The Dear Hunter
North American EP
Produit par Casey Crescenzo
1- Magic Beans / 2- Four Amigos / 3- Shlammin' Salmon / 4- Classic Wrock / 5- Burritokyo


Un groupe comme The Dear Hunter ne cessera décidément jamais de nous surprendre. Menée par l’infatigable Casey Crescenzo, la formation américaine s’est forgée une réputation - certes confidentielle, mais solide - grâce à des concepts ambitieux déployés sur plusieurs albums livrés dans un ordre chronologique rigoureux. Pourtant, elle n’a jamais hésité à emprunter des détours pour le moins inattendus, cultivant une forme d’imprévisibilité qui continue de désarçonner, mais aussi de fasciner, son public. Alors que l’on espérait enfin voir débarquer le dernier Acte de son hexalogie du Dear Hunter, le groupe nous proposait à la place The Fox & the Hunt (2020), relecture symphonique de son univers. Et lorsque l’on attendait, pour cette rentrée, la suite de la très prometteuse fresque dystopique amorcée avec Antimai en 2022, nous voilà face à un EP sorti de nulle part, affublé d’un titre un brin exclusif et d’une pochette... étonnamment peu engageante.

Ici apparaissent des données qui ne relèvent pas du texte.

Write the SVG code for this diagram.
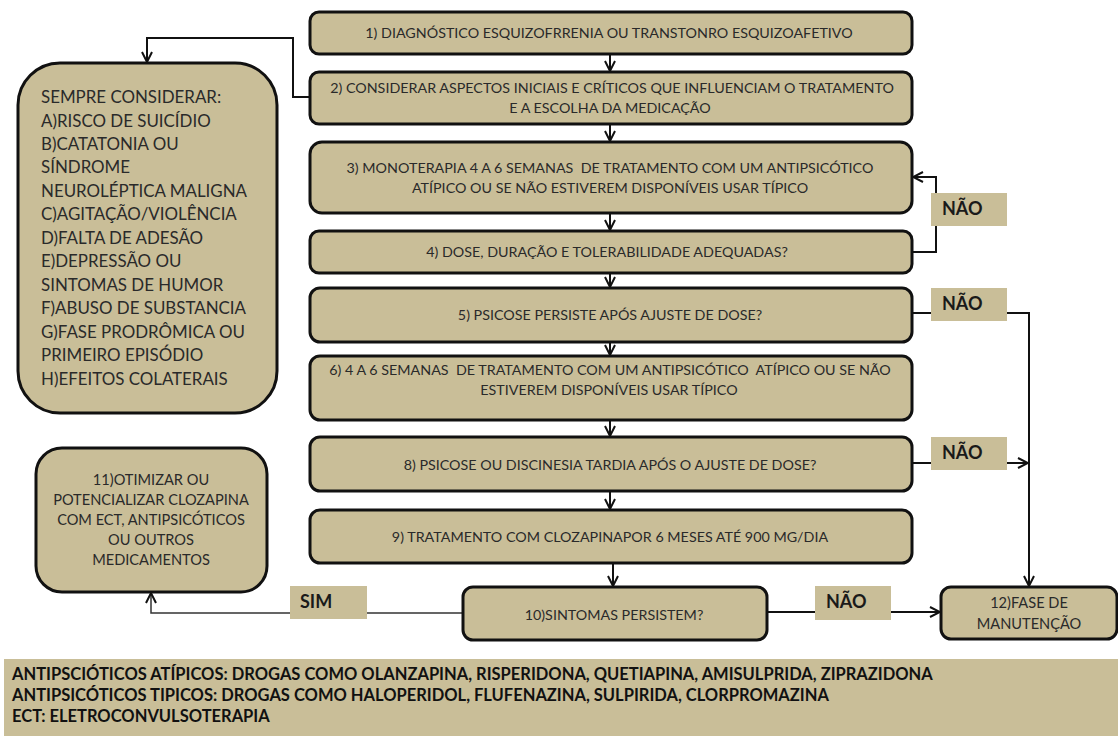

En creusant un peu (le groupe n’ayant pas spécialement communiqué autour de cette parution), on découvre que ce North American EP est lié au documentaire consacré à la tournée nord-américaine de 2023 - un reportage qui, fidèle à l’esprit de la maison, a servi de point de départ à une comédie surréaliste mettant en scène une série d’événements aussi étranges qu’absurdes*. Quant à l’EP lui-même, il rassemble cinq morceaux sans véritable fil conducteur, que l’on devine issus de sessions éparses captées durant la tournée, complétés peut-être par quelques chutes de Antimai. Rien de renversant sur le papier, mais il serait dommage de négliger une production estampillée TDH. Car même lorsqu’ils s’autorisent un détour plus léger, voire anecdotique, Casey Crescenzo et les siens restent bien au-dessus de la mêlée dans le paysage du rock indépendant.
Très classique dans sa forme et un brin racoleur avec son introduction synthétique dopée au vocodeur, "Magic Beans" séduit pourtant par l’énergie positive qu’il dégage : un couplet raffiné et lumineux, des intonations vocales multiples, des élans gospel chaleureux, et un solo de guitare académique, presque old school. "Four Amigos", quant à lui, revient à une formule plus rock, dont la mélodie évoque clairement Honorary Astronaut, le projet solo de Crescenzo — au point de susciter une certaine impression de déjà-vu, voire de recyclage. Les deux titres suivants, "Shlammin’ Salmon" et "Classic Wrock", semblent tout droit issus des sessions de Antimai. On y retrouve cette approche plus théâtrale typique du groupe, avec des structures volontairement fragmentées, des sonorités inédites (associées à quelques sections de cuivres) et des breaks imprévisibles. Si certains fans de la première heure pourront rester sur leur faim, le dernier morceau, "Burritockyo", vient à lui seul justifier l’écoute de l’EP. D’une pop sensible et rêveuse, portée par des chœurs évoquant par instants Elbow, ce titre s’apprécie comme une friandise soyeuse et réconfortante, grâce à une mélodie qui s’installe sans prévenir dans un coin de notre esprit pour ne plus nous lâcher.
Sans forcer et sans prétention, les Américains livrent un amuse-bouche tout à fait sympathique - à défaut d’être indispensable - en attendant un plat plus consistant, qui ne saurait tarder. Au pire, cela fera un excellent prétexte pour se replonger dans la foisonnante discographie de The Dear Hunter, histoire de se mettre en condition avant leur concert parisien du 27 septembre. Un rendez-vous à ne manquer sous aucun prétexte, tant une telle apparition reste rare dans nos contrées…
* L’auteur de ces lignes n’ayant pas encore eu l’occasion de visionner ledit documentaire, on se contentera de signaler aux curieux qu’il est disponible en Blu-ray sur la boutique officielle du groupe.